Senat lobt Jens Spahns Mindestpflege – doch das Pflegepersonal-Stärkungsgesetz ist ein Gesetz gegen bedarfsgerechte Versorgung
9. November 2018 | Das heute vom Bundestag beschlossene Pflegepersonal-Stärkungsgesetz (PpSG) wird nicht nur vom Hamburger Bündnis für mehr Personal im Krankenhaus sehr grundsätzlich kritisiert. Seine Einführung schreibt den Pflegenotstand gesetzlich fest, da die Personalplanung weiterhin nicht am Bedarf der Menschen orientiert wird, sondern an sehr willkürlichen Untergrenzen. Sozial -und Berufsverbände, aber auch Pflegewissenschaftler und die Gewerkschaft ver.di haben das immer wieder deutlich gemacht und vor der Einführung dieses Gesetzes gewarnt. Das Gesetz sei demnach eine Scheinlösung und die Untergrenzen sogar gefährlich: Untergrenzen bestimmen, dass nur in den allerschlimmsten Fällen - den schlechtesten 25 Prozent - in lediglich vier Bereichen (Geriatrie, Unfallchirurgie, Intensivstationen, Kardiologie) und nur durchschnittlich mehr Personal eingesetzt werden muss.
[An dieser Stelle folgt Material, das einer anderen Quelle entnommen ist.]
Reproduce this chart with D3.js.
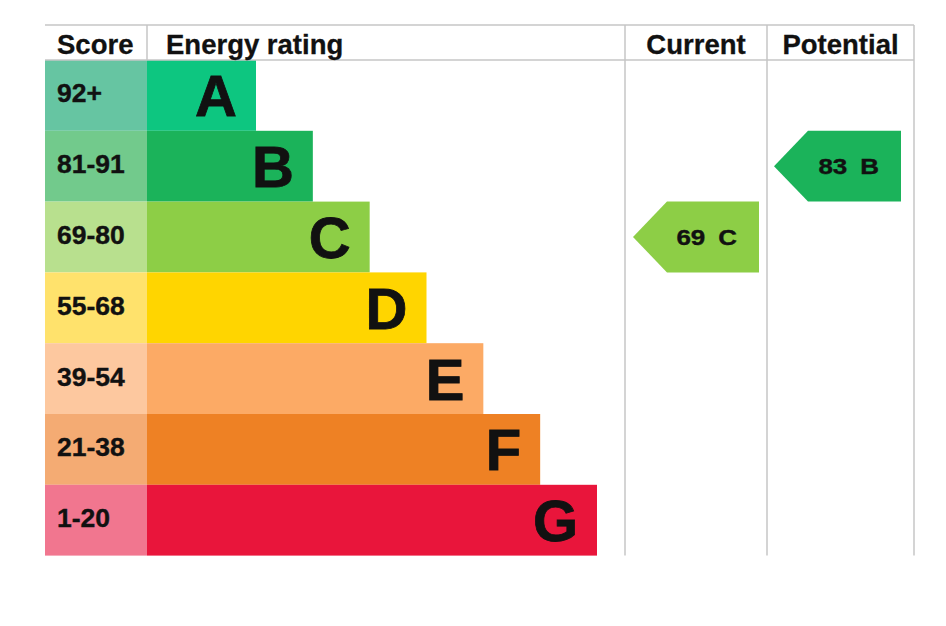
<!DOCTYPE html>
<html>
<head>
<meta charset="utf-8">
<script src="https://cdn.jsdelivr.net/npm/d3@7"></script>
<style>
  body { margin: 0; background: #fff; }
  text { font-family: "Liberation Sans", Arial, Helvetica, sans-serif; font-weight: bold; fill: #111; }
</style>
</head>
<body>
<div id="epc"></div>
<script>
// rating bands, best to worst
const letters = ["A", "B", "C", "D", "E", "F", "G"];
const scoreRanges = ["92+", "81-91", "69-80", "55-68", "39-54", "21-38", "1-20"];
const bandMin = [92, 81, 69, 55, 39, 21, 1];
const barColors = ["#0dc680", "#1bb35a", "#8dce46", "#ffd500", "#fcaa65", "#ee8124", "#e9153b"];
const scoreColors = ["#66c5a2", "#72ca8c", "#b8e08e", "#ffe26c", "#fdc89f", "#f4ab73", "#f1768f"];
const headers = ["Score", "Energy rating", "Current", "Potential"];
const currentScore = 69;
const potentialScore = 83;

const W = 946, H = 626;
const tableLeft = 45, tableTop = 25, headH = 35, rowH = 70.8;
const scoreW = 102;
const colCurrent = 625, colPotential = 767, tableRight = 914;

const svg = d3.select("#epc")
  .append("svg")
  .attr("width", W)
  .attr("height", H);

// ---------------- scales ----------------
const y = d3.scaleBand()
  .domain(letters)
  .range([tableTop + headH, tableTop + headH + rowH * letters.length])
  .padding(0);

// bar length grows by one step per band
const barLen = d3.scaleLinear()
  .domain([0, letters.length - 1])
  .range([109, 450]);

function bandOf(score) {
  const i = bandMin.findIndex(m => score >= m);
  return letters[i];
}

// ---------------- rows ----------------
const rows = svg.selectAll("g.row")
  .data(letters)
  .enter()
  .append("g")
  .attr("class", "row");

rows.append("rect")
  .attr("x", tableLeft)
  .attr("y", d => y(d))
  .attr("width", scoreW)
  .attr("height", y.bandwidth())
  .style("fill", (d, i) => scoreColors[i]);

rows.append("rect")
  .attr("x", tableLeft + scoreW)
  .attr("y", d => y(d))
  .attr("width", (d, i) => barLen(i))
  .attr("height", y.bandwidth())
  .style("fill", (d, i) => barColors[i]);

rows.append("text")
  .attr("x", tableLeft + 12)
  .attr("y", d => y(d) + y.bandwidth() / 2 + 7)
  .style("font-size", "26.5px")
  .style("stroke", "#111").style("stroke-width", 0.4)
  .text((d, i) => scoreRanges[i]);

rows.append("text")
  .attr("x", (d, i) => tableLeft + scoreW + barLen(i) - 19)
  .attr("y", d => y(d) + y.bandwidth() / 2 + 21)
  .attr("text-anchor", "end")
  .style("font-size", "58px")
  .style("stroke", "#111").style("stroke-width", 0.8)
  .text(d => d);

// ---------------- grid lines ----------------
const gridColor = "#c6c6c6";
const tableBottom = y.range()[1];
[tableTop, tableTop + headH].forEach(yy => {
  svg.append("line")
    .attr("x1", tableLeft).attr("x2", tableRight)
    .attr("y1", yy).attr("y2", yy)
    .style("stroke", gridColor).style("stroke-width", 1.5);
});
svg.append("line")
  .attr("x1", tableLeft + scoreW).attr("x2", tableLeft + scoreW)
  .attr("y1", tableTop).attr("y2", tableTop + headH)
  .style("stroke", gridColor).style("stroke-width", 1.5);
[colCurrent, colPotential, tableRight].forEach(xx => {
  svg.append("line")
    .attr("x1", xx).attr("x2", xx)
    .attr("y1", tableTop).attr("y2", tableBottom)
    .style("stroke", gridColor).style("stroke-width", 1.5);
});

// ---------------- headers ----------------
const headX = [tableLeft + 12, tableLeft + scoreW + 19, (colCurrent + colPotential) / 2, (colPotential + tableRight) / 2];
const headAnchor = ["start", "start", "middle", "middle"];
svg.selectAll("text.head")
  .data(headers)
  .enter()
  .append("text")
  .attr("class", "head")
  .attr("x", (d, i) => headX[i])
  .attr("y", tableTop + 28.5)
  .attr("text-anchor", (d, i) => headAnchor[i])
  .style("font-size", "27.5px")
  .style("stroke", "#111").style("stroke-width", 0.3)
  .text(d => d);

// ---------------- arrows ----------------
function arrow(score, x0, x1) {
  const band = bandOf(score);
  const i = letters.indexOf(band);
  const y0 = y(band), h = y.bandwidth();
  const tip = 34;
  const pts = [[x0, y0 + h / 2], [x0 + tip, y0], [x1, y0], [x1, y0 + h], [x0 + tip, y0 + h]];
  svg.append("polygon")
    .attr("points", pts.map(p => p.join(",")).join(" "))
    .style("fill", barColors[i]);
  // label is drawn a little wide, as in the original
  const t = svg.append("text")
    .attr("transform", `translate(${x1 - 22},${y0 + h / 2 + 7.6}) scale(1.18,1)`)
    .attr("text-anchor", "end")
    .style("font-size", "22px")
    .style("stroke", "#111").style("stroke-width", 0.4);
  t.append("tspan").text(score);
  t.append("tspan").attr("dx", 11).text(band);
}

arrow(currentScore, colCurrent + 8, colCurrent + 134);
arrow(potentialScore, colPotential + 7, colPotential + 134);
</script>
</body>
</html>
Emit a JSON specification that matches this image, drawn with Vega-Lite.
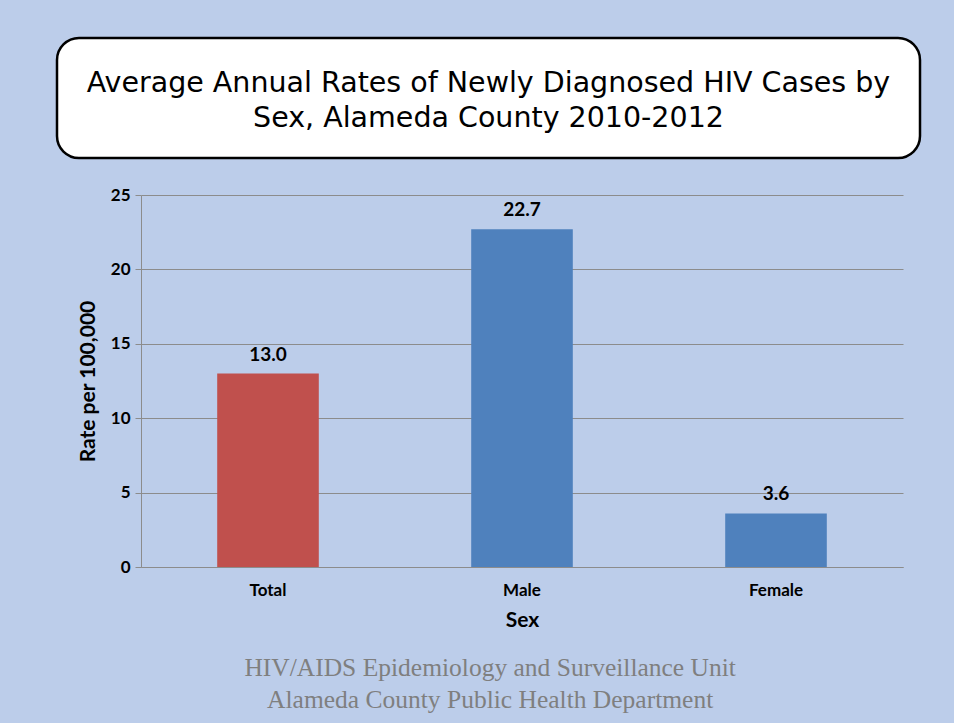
{
  "$schema": "https://vega.github.io/schema/vega-lite/v6.json",
  "background": "#bccdea",
  "padding": {"left": 55, "top": 36, "right": 33, "bottom": 9},
  "autosize": {"type": "pad"},
  "config": {"view": {"stroke": null}, "font": "Lato"},
  "spacing": 26,
  "vconcat": [
    {
      "width": 863,
      "height": 120,
      "view": {"fill": "white", "stroke": "black", "strokeWidth": 2.5, "cornerRadius": 22},
      "data": {"values": [{"title": ["Average Annual Rates of Newly Diagnosed HIV Cases by", "Sex, Alameda County 2010-2012"]}]},
      "mark": {"type": "text", "font": "DejaVu Sans", "fontSize": 28.5, "lineHeight": 35, "align": "center", "baseline": "middle", "dy": -15, "color": "black"},
      "encoding": {"text": {"field": "title"}}
    },
    {
      "spacing": 0,
      "hconcat": [
        {
          "width": 20,
          "height": 10,
          "data": {"values": []},
          "mark": {"type": "point", "opacity": 0}
        },
        {
          "width": 762,
          "height": 372,
          "data": {"values": [
            {"sex": "Total", "rate": 13.0},
            {"sex": "Male", "rate": 22.7},
            {"sex": "Female", "rate": 3.6}
          ]},
          "title": {
            "text": ["HIV/AIDS Epidemiology and Surveillance Unit", "Alameda County Public Health Department"],
            "orient": "bottom",
            "frame": "bounds",
            "anchor": "middle",
            "font": "Liberation Serif",
            "fontSize": 25.5,
            "fontWeight": "normal",
            "color": "#7f7f7f",
            "lineHeight": 32,
            "offset": 26
          },
          "encoding": {
            "x": {
              "field": "sex",
              "type": "nominal",
              "sort": null,
              "scale": {"paddingInner": 0.6, "paddingOuter": 0.3},
              "axis": {
                "title": "Sex",
                "labelAngle": 0,
                "ticks": false,
                "domainColor": "#8c8c8c",
                "labelFontSize": 17,
                "labelFontWeight": "bold",
                "labelColor": "black",
                "labelPadding": 15,
                "titleFontSize": 21,
                "titleFontWeight": "bold",
                "titleColor": "black",
                "titlePadding": 11
              }
            },
            "y": {
              "field": "rate",
              "type": "quantitative",
              "scale": {"domain": [0, 25]},
              "axis": {
                "title": "Rate per 100,000",
                "values": [0, 5, 10, 15, 20, 25],
                "grid": true,
                "gridColor": "#8c8c8c",
                "gridOpacity": 1,
                "domainColor": "#8c8c8c",
                "tickColor": "#8c8c8c",
                "tickSize": 6,
                "labelFontSize": 17,
                "labelFontWeight": "bold",
                "labelColor": "black",
                "labelPadding": 5,
                "titleFontSize": 21,
                "titleFontWeight": "bold",
                "titleColor": "black",
                "titlePadding": 12
              }
            }
          },
          "layer": [
            {
              "mark": {"type": "bar"},
              "encoding": {
                "color": {
                  "field": "sex",
                  "type": "nominal",
                  "scale": {"domain": ["Total", "Male", "Female"], "range": ["#c0504d", "#4f81bd", "#4f81bd"]},
                  "legend": null
                }
              }
            },
            {
              "mark": {"type": "text", "baseline": "bottom", "dy": -9, "fontSize": 19, "fontWeight": "bold", "color": "black"},
              "encoding": {"text": {"field": "rate", "type": "quantitative", "format": ".1f"}}
            }
          ]
        }
      ]
    }
  ]
}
Es steht zu befürchten, dass in Bereichen, die momentan noch über dieser Grenze liegen, Personal sogar reduziert wird. Auch der als Koryphäe geltende Pflegewissenschaftler Michael Simon ist sicher, dass die oberen 75 Prozent sich nach unten anpassen, also Personal sogar abbauen werden. Erste Geschäftsleitungen haben genau dies auch schon signalisiert, wie dem Bündnis vor wenigen Wochen auf dem Stuttgarter Kongress "Krankenhaus statt Fabrik" berichtet wurde. Zwar begrüßt das Bündnis die Finanzierung zusätzlicher Stellen, kritisiert aber, dass weiterhin keine Ermittlung des tatsächlichen Pflegebedarfs gesetzlich festgeschrieben ist. Eine Bedarfsermittlung aber lehnen sowohl Bundesgesundheitsminister Jens Spahn als auch die Hamburger Gesundheitssenatorin Cornelia Prüfer-Storcks einhellig und strikt ab. Der Hamburger Senat klagt jetzt sogar gegen den Volksentscheid des Bündnisses, der eine solche Bedarfsermittlung zum Inhalt hat.
"Dieses Gesetz hat ein schwarzes Loch in seinem Zentrum – es fehlt ein Instrument zur Personalbemessung, und genau das wollen wir liefern. Unser Gesetz wäre in dieser Situation der entscheidende Baustein zur Beendigung des Pflegenotstands in den Hamburger Krankenhäusern. Der Senat darf sich diese Chance nicht entgehen lassen. Er muss die Klage jetzt zurückziehen und unser Gesetz einführen – die Finanzierung ist ja nun da," so Sprecher Axel Hopfmann.
"Eine Mindestpflege reicht uns nicht. Die Menschen in dieser Stadt verdienen eine Top-Versorgung und keine Pflege an der Untergrenze. Die Bürger zahlen Steuern und Beiträge, damit sie entsprechend ihrem Bedarf versorgt werden und nicht entlang eines Minimums," ergänzt Sprecher Florian Stender.